Morale. Il problema della magistratura è di natura etico- morale. È così? No, in realtà. Solo che a furia di buttare la palla nella tribuna del moralismo si finirà per avviare una finta restaurazione. Il problema invece è strettamente funzionale. Riguarda la struttura del potere giudiziario. Il modo in cui lo esercitano innanzitutto le Procure e lo amministra il Csm. Il resto è divagazione.
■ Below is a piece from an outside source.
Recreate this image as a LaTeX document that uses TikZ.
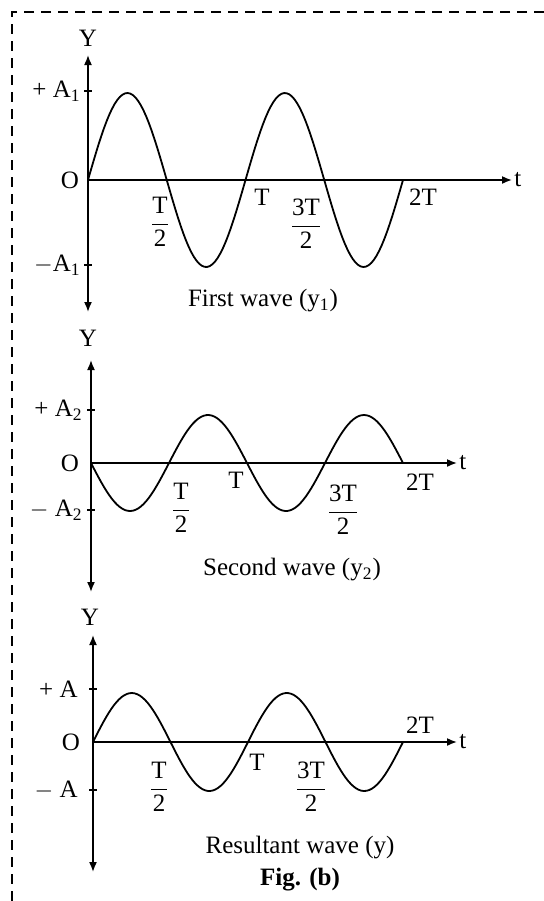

Si potrebbe sintetizzare così la conferenza stampa con cui ieri l’Unione Camere penali ha fatto saltare il tavolo delle certezze attorno alla riforma. Una discussione in cui è stata offerta una chiave di lettura alternativa, ma probabilmente assai più efficace delle altre, dal presidente dei penalisti Gian Domenico Caiazza, dal segretario Eriberto Rosso, dal past president, e padre dell’iniziativa sulla separazione delle carriere, Beniamino Migliucci, e dal responsabile, per l’Unione, dell’osservatorio sull’Ordinamento giudiziario Rinaldo Romanelli. E nelle proposte che l’Ucpi non solo illustra ai cronisti in videoconferenza ma raccoglie in un dettagliatissimo documento, c’è una cosa in apparenza marginale, e invece decisiva, ben spiegata nella sintesi della piattaforma: «I recenti scandali, innescati dalle indagini di Perugia, hanno messo in luce il peso abnorme che nel funzionamento del Csm hanno le correnti, peso che il più delle volte si sostanzia in lottizzazioni pure e semplici delle posizioni di rilievo del nostro sistema giudiziario», è la premessa dei penalisti. Le ragioni sono «molteplici» ma «spicca la mancanza di garanzie sulle qualità professionali dei nostri magistrati. Oggi i controlli di professionalità non sono che dei meri riti, dato che nel 99% dei casi si traducono in un acritico giudizio positivo. Alla base di tale disfunzione», si legge nel documento dell’Unione Camere penali, «sta il conflitto di interessi che li governa: sono infatti effettuati per lo più da coloro, i consiglieri del Csm, che vengono eletti proprio da coloro che devono essere valutati». Aspetto semplice e determinante. Come andrebbe risolto? Innanzitutto, suggeriscono i penalisti, con «affidabili verifiche di professionalità, smantellando il conflitto di interessi» che le rende «inefficaci» e assegnando «un vero ruolo a docenti ed avvocati». Bene. E la riforma scioglie un così decisivo nodo?

Caiazza e Migliucci rispondono così: «Non c’è voglia di riformare, nessuno vorrà mai toccare temi, quali ad esempio il distacco dei magistrati nei ministeri, c’è una grande ipocrisia». Tutti i progetti toccano qualunque aspetto fuorchè quello cruciale, spiegano, cioè quello della «valutazione professionale».

E per capire quando la contestazione sia basata sui fatti, basti considerare che nella prima bozza della riforma il guardasigilli Bonafede, evidentemente consapevole del problema, aveva previsto eccome il diritto di voto di avvocati e professori nelle valutazioni che i Consigli giudiziari propongono sulla professionalità di ciascun magistrato. Dopodiché è partito un fuoco di fila, anche da settori della maggioranza, con cui si è ridimensionato quel diritto di voto in un parere che i presidenti degli Ordini forensi potranno offrire al Csm non sulla professionalità ( e lo scatto stipendiale) del magistrato, ma solo sulla sua adeguatezza a un incarico direttivo. Serve altro?

Naturalmente l’Unpi non si risparmia dal mettere sul tavolo le carte più pesanti: a cominciare dalla riforma costituzionale necessaria per «spezzare l’altro grande conflitto di interessi, quello che lega giudice e pm, separando gli organi di governo. Verrà finalmente reso efficace il controllo del giudice sull’operato della pubblica accusa e contenuta l’espansione dei suoi poteri». Espansione legata anche all’innalzamento delle pene, e destinata ad attrarre ingolosire la politica e favorire gli intrecci sulle nomine negli uffici inquirenti. È la scena madre del caso Palamara. Spiegata con una chiara analisi funzionale, e non con il moralismo. Solo che gli unici a proporre l’analisi sono i penalisti italiani. E che la riforma rischia di andare da tutt’altra parte.